Frequently Asked Questions
Do I need a graph database, or can I use a relational store?
You can start with a relational store, and many teams do. A graph database earns its place once your queries traverse multiple hops, such as finding all suppliers connected to a customer through intermediate contracts. If your access patterns stay shallow, the operational overhead of a graph store may not be worth it yet.
Is a dedicated extraction framework better than calling the model directly?
For a prototype, direct calls are fine. For anything you maintain, a framework pays for itself by handling schema enforcement, retries, and versioning. The risk of going framework-free is that you reinvent all of that, badly, under deadline pressure.

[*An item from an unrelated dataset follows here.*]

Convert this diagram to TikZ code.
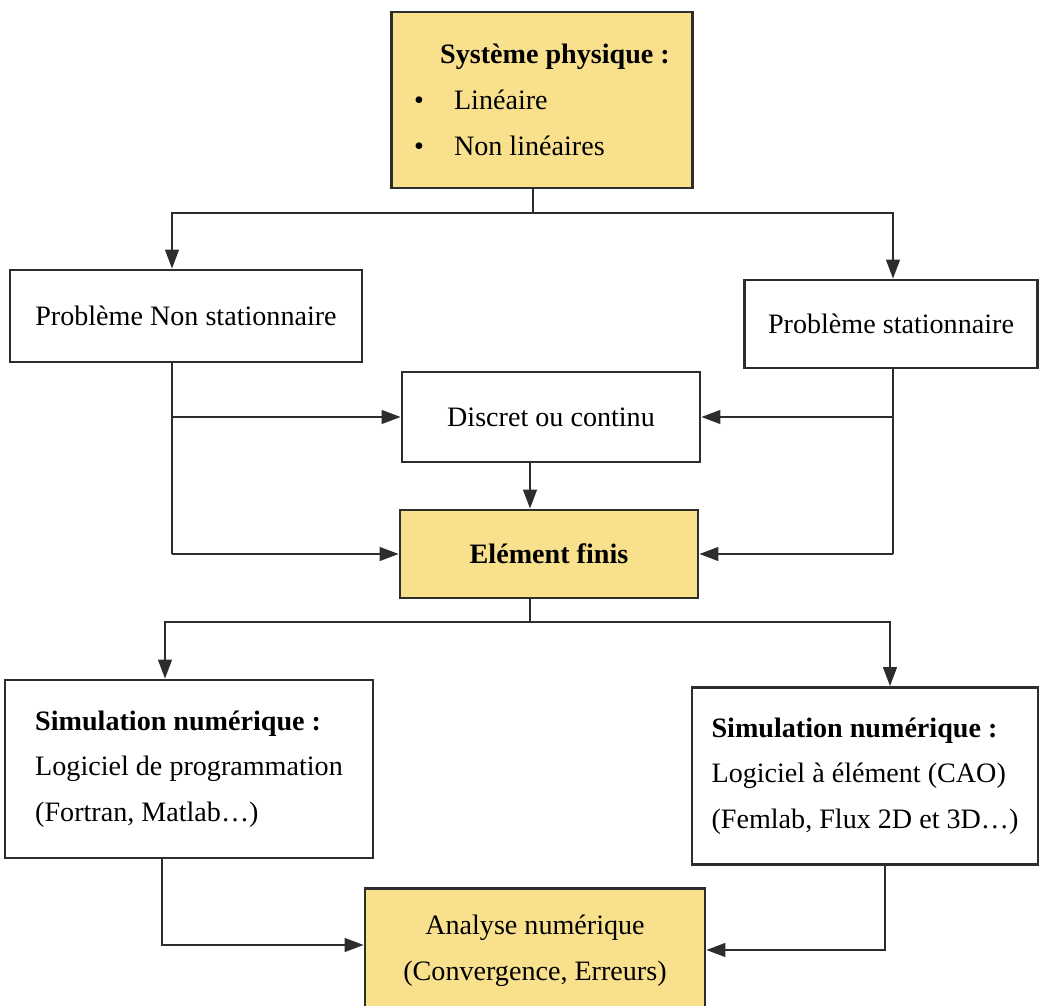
\documentclass[tikz,border=0pt]{standalone}
\usepackage{fontspec}
\setmainfont{Liberation Serif}
\usepackage{tikz}
\usetikzlibrary{arrows.meta}
\definecolor{boxyellow}{RGB}{248,224,140}
\definecolor{linegray}{RGB}{45,45,45}
\tikzstyle{process} = [rectangle, draw=linegray, line width=1.5pt, inner sep=0pt, align=left, font=\fontsize{16}{26}\selectfont]
\tikzstyle{keybox} = [process, fill=boxyellow]
\tikzstyle{link} = [draw=linegray, line width=1.5pt]
\tikzstyle{arrow} = [link, -{Triangle[length=0.38cm,width=0.27cm]}]

\begin{document}
\begin{tikzpicture}[x=0.02cm, y=-0.02cm]
            \useasboundingbox (0,0) rectangle (1042,1006);

            \node (systeme) [keybox, minimum width=6.02cm, minimum height=3.52cm] at (542,100) {\hspace*{0.52cm}\textbf{Système physique :}\\ \textbullet\hspace{0.6cm}Linéaire\\ \textbullet\hspace{0.6cm}Non linéaires};
            \node (nonstat) [process, minimum width=7.04cm, minimum height=1.84cm] at (186,316) {Problème Non stationnaire};
            \node (stat) [process, minimum width=5.86cm, minimum height=1.76cm] at (891,324) {Problème stationnaire};
            \node (discret) [process, minimum width=5.96cm, minimum height=1.8cm] at (551,417) {Discret ou continu};
            \node (finis) [keybox, minimum width=5.96cm, minimum height=1.76cm] at (549,554) {\textbf{Elément finis}};
            \node (simprog) [process, minimum width=7.36cm, minimum height=3.56cm] at (189,769) {\textbf{Simulation numérique :}\\ Logiciel de programmation\\ (Fortran, Matlab\ldots)};
            \node (simcao) [process, minimum width=6.92cm, minimum height=3.54cm] at (865,776) {\textbf{Simulation numérique :}\\ Logiciel à élément (CAO)\\ (Femlab, Flux 2D et 3D\ldots)};
            \node (analyse) [keybox, align=center, minimum width=6.8cm, minimum height=2.5cm] at (535,951) {Analyse numérique\\ (Convergence, Erreurs)};

            \coordinate (haut) at (533,213);
            \coordinate (gauche) at (172,213);
            \coordinate (droite) at (893,213);
            \coordinate (milieu) at (530,622);
            \coordinate (gauche-bas) at (165,622);
            \coordinate (droite-bas) at (890,622);
            \coordinate (retour-gauche) at (162,945);
            \coordinate (retour-droite) at (885,950);

            \draw [link] (systeme.south -| haut) -- (haut);
            \draw [arrow] (haut) -- (gauche) -- (gauche |- nonstat.north);
            \draw [arrow] (haut) -- (droite) -- (droite |- stat.north);
            \draw [link] (nonstat.south -| gauche) -- (gauche |- finis.west);
            \draw [arrow] (gauche |- discret.west) -- (discret.west);
            \draw [arrow] (gauche |- finis.west) -- (finis.west);
            \draw [link] (stat.south -| droite) -- (droite |- finis.east);
            \draw [arrow] (droite |- discret.east) -- (discret.east);
            \draw [arrow] (droite |- finis.east) -- (finis.east);
            \draw [arrow] (discret.south -| milieu) -- (finis.north -| milieu);
            \draw [link] (finis.south -| milieu) -- (milieu);
            \draw [arrow] (milieu) -- (gauche-bas) -- (gauche-bas |- simprog.north);
            \draw [arrow] (milieu) -- (droite-bas) -- (droite-bas |- simcao.north);
            \draw [arrow] (simprog.south -| retour-gauche) -- (retour-gauche) -- (analyse.west |- retour-gauche);
            \draw [arrow] (simcao.south -| retour-droite) -- (retour-droite) -- (analyse.east |- retour-droite);
        \end{tikzpicture}
\end{document}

How important is structured-output enforcement really?
It is the difference between a system that works and one that works until it does not. Without enforcement, a small fraction of outputs will be malformed, and at scale that small fraction becomes thousands of corrupt edges. Treat it as non-negotiable.
Can one tool cover the entire pipeline?
A few claim to, and for generic ontologies they come close. The closer you get to a specialized domain, the more you will assemble best-of-breed pieces yourself. Plan for a stack, not a single product.
How do I avoid vendor lock-in?
Keep your ontology and prompts in your own repository, and choose tools that export the full graph in a standard format. If switching vendors means re-extracting from scratch, you are locked in regardless of what the contract says.
Key Takeaways
- Knowledge graph extraction is a pipeline of orchestration, structured-output enforcement, storage, and identity resolution, not a single product.
- Schema fidelity, provenance tracking, cost transparency, and human-in-the-loop hooks are the criteria that actually separate tools.
- Buy the generic layers and build the domain-specific extraction logic; nearly everyone ends up doing both.
- Structured-output enforcement is the highest-leverage reliability decision in the entire stack.
- Protect yourself from lock-in by keeping your ontology and prompts portable and insisting on full graph export.